What the task requires >>
Transcribe the material verbatim in full; the pictures do not belong in the copy.

Information supplied >>
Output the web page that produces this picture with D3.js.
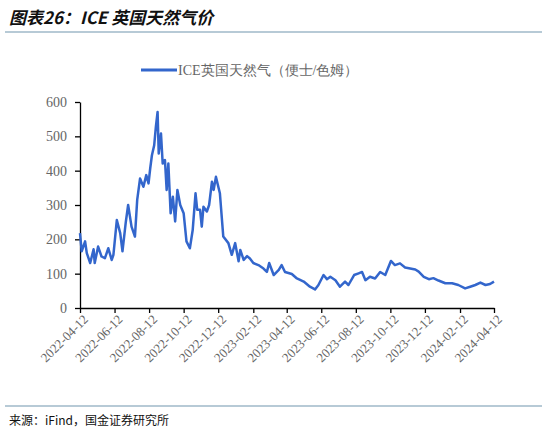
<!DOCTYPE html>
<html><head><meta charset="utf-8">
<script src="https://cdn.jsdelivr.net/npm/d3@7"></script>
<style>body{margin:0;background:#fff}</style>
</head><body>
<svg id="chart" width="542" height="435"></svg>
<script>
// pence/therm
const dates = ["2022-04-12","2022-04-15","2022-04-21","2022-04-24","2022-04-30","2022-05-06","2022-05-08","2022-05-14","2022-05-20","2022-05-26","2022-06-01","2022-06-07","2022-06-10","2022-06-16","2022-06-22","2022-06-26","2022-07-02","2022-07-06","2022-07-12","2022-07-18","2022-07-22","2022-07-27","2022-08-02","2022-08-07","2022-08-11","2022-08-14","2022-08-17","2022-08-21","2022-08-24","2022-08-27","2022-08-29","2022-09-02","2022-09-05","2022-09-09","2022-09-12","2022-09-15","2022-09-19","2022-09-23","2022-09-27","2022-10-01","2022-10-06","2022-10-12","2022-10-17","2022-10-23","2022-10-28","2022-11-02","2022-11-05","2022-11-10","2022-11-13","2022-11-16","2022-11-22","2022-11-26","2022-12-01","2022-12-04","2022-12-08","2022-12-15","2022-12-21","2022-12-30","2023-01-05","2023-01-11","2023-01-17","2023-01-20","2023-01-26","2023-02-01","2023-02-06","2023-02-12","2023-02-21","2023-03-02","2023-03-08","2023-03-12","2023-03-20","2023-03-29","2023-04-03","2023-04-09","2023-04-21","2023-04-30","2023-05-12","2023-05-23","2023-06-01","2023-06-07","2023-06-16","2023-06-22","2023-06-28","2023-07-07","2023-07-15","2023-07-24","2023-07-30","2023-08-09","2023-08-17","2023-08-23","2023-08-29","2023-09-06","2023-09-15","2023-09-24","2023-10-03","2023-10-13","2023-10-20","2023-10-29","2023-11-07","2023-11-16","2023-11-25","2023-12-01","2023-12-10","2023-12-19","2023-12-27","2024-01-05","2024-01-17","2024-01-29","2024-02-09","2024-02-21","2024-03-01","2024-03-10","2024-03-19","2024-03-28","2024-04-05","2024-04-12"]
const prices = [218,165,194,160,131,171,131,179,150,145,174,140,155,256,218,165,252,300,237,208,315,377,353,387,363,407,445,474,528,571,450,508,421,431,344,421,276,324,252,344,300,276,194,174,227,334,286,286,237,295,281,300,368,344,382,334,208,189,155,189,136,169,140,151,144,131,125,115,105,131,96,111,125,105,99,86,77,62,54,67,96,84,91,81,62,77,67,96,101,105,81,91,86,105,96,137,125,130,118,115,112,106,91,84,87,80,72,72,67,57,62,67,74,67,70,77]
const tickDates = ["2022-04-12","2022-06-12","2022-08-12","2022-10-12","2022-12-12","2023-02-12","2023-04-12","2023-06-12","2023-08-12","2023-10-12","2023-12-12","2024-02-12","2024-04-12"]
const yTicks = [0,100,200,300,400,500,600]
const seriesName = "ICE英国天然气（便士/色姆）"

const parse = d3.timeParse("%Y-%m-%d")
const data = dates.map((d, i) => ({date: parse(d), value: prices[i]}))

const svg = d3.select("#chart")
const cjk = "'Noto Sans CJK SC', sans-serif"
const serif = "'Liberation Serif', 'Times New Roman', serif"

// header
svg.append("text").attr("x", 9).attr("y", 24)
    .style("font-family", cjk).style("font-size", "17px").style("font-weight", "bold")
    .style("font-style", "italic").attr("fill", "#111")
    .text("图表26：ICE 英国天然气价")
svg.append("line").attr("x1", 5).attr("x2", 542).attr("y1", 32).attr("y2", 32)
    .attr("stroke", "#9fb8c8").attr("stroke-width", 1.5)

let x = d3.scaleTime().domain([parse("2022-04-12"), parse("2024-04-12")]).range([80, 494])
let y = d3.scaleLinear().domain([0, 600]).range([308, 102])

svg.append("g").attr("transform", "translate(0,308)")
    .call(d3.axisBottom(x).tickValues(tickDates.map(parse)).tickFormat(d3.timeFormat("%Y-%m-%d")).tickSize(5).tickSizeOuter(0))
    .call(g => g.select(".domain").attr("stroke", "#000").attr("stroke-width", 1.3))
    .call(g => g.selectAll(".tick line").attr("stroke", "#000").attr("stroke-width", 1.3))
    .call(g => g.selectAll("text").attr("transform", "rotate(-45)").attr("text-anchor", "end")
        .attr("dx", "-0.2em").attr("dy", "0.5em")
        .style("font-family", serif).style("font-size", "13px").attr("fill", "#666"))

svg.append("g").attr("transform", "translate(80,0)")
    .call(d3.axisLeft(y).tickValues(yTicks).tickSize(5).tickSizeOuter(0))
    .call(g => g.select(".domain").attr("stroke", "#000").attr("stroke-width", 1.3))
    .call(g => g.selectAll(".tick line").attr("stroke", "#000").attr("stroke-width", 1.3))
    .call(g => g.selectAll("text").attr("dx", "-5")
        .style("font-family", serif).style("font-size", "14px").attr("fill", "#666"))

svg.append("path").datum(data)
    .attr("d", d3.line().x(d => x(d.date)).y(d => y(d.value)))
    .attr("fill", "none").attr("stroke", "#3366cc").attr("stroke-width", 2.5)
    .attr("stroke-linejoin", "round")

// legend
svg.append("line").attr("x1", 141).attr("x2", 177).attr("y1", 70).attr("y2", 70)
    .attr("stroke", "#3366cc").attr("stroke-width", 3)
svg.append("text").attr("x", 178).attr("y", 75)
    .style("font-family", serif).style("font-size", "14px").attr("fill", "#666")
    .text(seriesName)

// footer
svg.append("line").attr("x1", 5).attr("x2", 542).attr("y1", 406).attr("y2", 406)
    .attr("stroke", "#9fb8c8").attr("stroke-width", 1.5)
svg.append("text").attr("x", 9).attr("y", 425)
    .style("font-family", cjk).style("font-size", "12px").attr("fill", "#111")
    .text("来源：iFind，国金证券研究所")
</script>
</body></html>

Task response >>
Output the web page that produces this picture with D3.js.
<!DOCTYPE html>
<html><head><meta charset="utf-8">
<script src="https://cdn.jsdelivr.net/npm/d3@7"></script>
<style>body{margin:0;background:#fff}</style>
</head><body>
<svg id="chart" width="542" height="435"></svg>
<script>
// pence/therm
const dates = ["2022-04-12","2022-04-15","2022-04-21","2022-04-24","2022-04-30","2022-05-06","2022-05-08","2022-05-14","2022-05-20","2022-05-26","2022-06-01","2022-06-07","2022-06-10","2022-06-16","2022-06-22","2022-06-26","2022-07-02","2022-07-06","2022-07-12","2022-07-18","2022-07-22","2022-07-27","2022-08-02","2022-08-07","2022-08-11","2022-08-14","2022-08-17","2022-08-21","2022-08-24","2022-08-27","2022-08-29","2022-09-02","2022-09-05","2022-09-09","2022-09-12","2022-09-15","2022-09-19","2022-09-23","2022-09-27","2022-10-01","2022-10-06","2022-10-12","2022-10-17","2022-10-23","2022-10-28","2022-11-02","2022-11-05","2022-11-10","2022-11-13","2022-11-16","2022-11-22","2022-11-26","2022-12-01","2022-12-04","2022-12-08","2022-12-15","2022-12-21","2022-12-30","2023-01-05","2023-01-11","2023-01-17","2023-01-20","2023-01-26","2023-02-01","2023-02-06","2023-02-12","2023-02-21","2023-03-02","2023-03-08","2023-03-12","2023-03-20","2023-03-29","2023-04-03","2023-04-09","2023-04-21","2023-04-30","2023-05-12","2023-05-23","2023-06-01","2023-06-07","2023-06-16","2023-06-22","2023-06-28","2023-07-07","2023-07-15","2023-07-24","2023-07-30","2023-08-09","2023-08-17","2023-08-23","2023-08-29","2023-09-06","2023-09-15","2023-09-24","2023-10-03","2023-10-13","2023-10-20","2023-10-29","2023-11-07","2023-11-16","2023-11-25","2023-12-01","2023-12-10","2023-12-19","2023-12-27","2024-01-05","2024-01-17","2024-01-29","2024-02-09","2024-02-21","2024-03-01","2024-03-10","2024-03-19","2024-03-28","2024-04-05","2024-04-12"]
const prices = [218,165,194,160,131,171,131,179,150,145,174,140,155,256,218,165,252,300,237,208,315,377,353,387,363,407,445,474,528,571,450,508,421,431,344,421,276,324,252,344,300,276,194,174,227,334,286,286,237,295,281,300,368,344,382,334,208,189,155,189,136,169,140,151,144,131,125,115,105,131,96,111,125,105,99,86,77,62,54,67,96,84,91,81,62,77,67,96,101,105,81,91,86,105,96,137,125,130,118,115,112,106,91,84,87,80,72,72,67,57,62,67,74,67,70,77]
const tickDates = ["2022-04-12","2022-06-12","2022-08-12","2022-10-12","2022-12-12","2023-02-12","2023-04-12","2023-06-12","2023-08-12","2023-10-12","2023-12-12","2024-02-12","2024-04-12"]
const yTicks = [0,100,200,300,400,500,600]
const seriesName = "ICE英国天然气（便士/色姆）"

const parse = d3.timeParse("%Y-%m-%d")
const data = dates.map((d, i) => ({date: parse(d), value: prices[i]}))

const svg = d3.select("#chart")
const cjk = "'Noto Sans CJK SC', sans-serif"
const serif = "'Liberation Serif', 'Times New Roman', serif"

// header
svg.append("text").attr("x", 9).attr("y", 24)
    .style("font-family", cjk).style("font-size", "17px").style("font-weight", "bold")
    .style("font-style", "italic").attr("fill", "#111")
    .text("图表26：ICE 英国天然气价")
svg.append("line").attr("x1", 5).attr("x2", 542).attr("y1", 32).attr("y2", 32)
    .attr("stroke", "#9fb8c8").attr("stroke-width", 1.5)

let x = d3.scaleTime().domain([parse("2022-04-12"), parse("2024-04-12")]).range([80, 494])
let y = d3.scaleLinear().domain([0, 600]).range([308, 102])

svg.append("g").attr("transform", "translate(0,308)")
    .call(d3.axisBottom(x).tickValues(tickDates.map(parse)).tickFormat(d3.timeFormat("%Y-%m-%d")).tickSize(5).tickSizeOuter(0))
    .call(g => g.select(".domain").attr("stroke", "#000").attr("stroke-width", 1.3))
    .call(g => g.selectAll(".tick line").attr("stroke", "#000").attr("stroke-width", 1.3))
    .call(g => g.selectAll("text").attr("transform", "rotate(-45)").attr("text-anchor", "end")
        .attr("dx", "-0.2em").attr("dy", "0.5em")
        .style("font-family", serif).style("font-size", "13px").attr("fill", "#666"))

svg.append("g").attr("transform", "translate(80,0)")
    .call(d3.axisLeft(y).tickValues(yTicks).tickSize(5).tickSizeOuter(0))
    .call(g => g.select(".domain").attr("stroke", "#000").attr("stroke-width", 1.3))
    .call(g => g.selectAll(".tick line").attr("stroke", "#000").attr("stroke-width", 1.3))
    .call(g => g.selectAll("text").attr("dx", "-5")
        .style("font-family", serif).style("font-size", "14px").attr("fill", "#666"))

svg.append("path").datum(data)
    .attr("d", d3.line().x(d => x(d.date)).y(d => y(d.value)))
    .attr("fill", "none").attr("stroke", "#3366cc").attr("stroke-width", 2.5)
    .attr("stroke-linejoin", "round")

// legend
svg.append("line").attr("x1", 141).attr("x2", 177).attr("y1", 70).attr("y2", 70)
    .attr("stroke", "#3366cc").attr("stroke-width", 3)
svg.append("text").attr("x", 178).attr("y", 75)
    .style("font-family", serif).style("font-size", "14px").attr("fill", "#666")
    .text(seriesName)

// footer
svg.append("line").attr("x1", 5).attr("x2", 542).attr("y1", 406).attr("y2", 406)
    .attr("stroke", "#9fb8c8").attr("stroke-width", 1.5)
svg.append("text").attr("x", 9).attr("y", 425)
    .style("font-family", cjk).style("font-size", "12px").attr("fill", "#111")
    .text("来源：iFind，国金证券研究所")
</script>
</body></html>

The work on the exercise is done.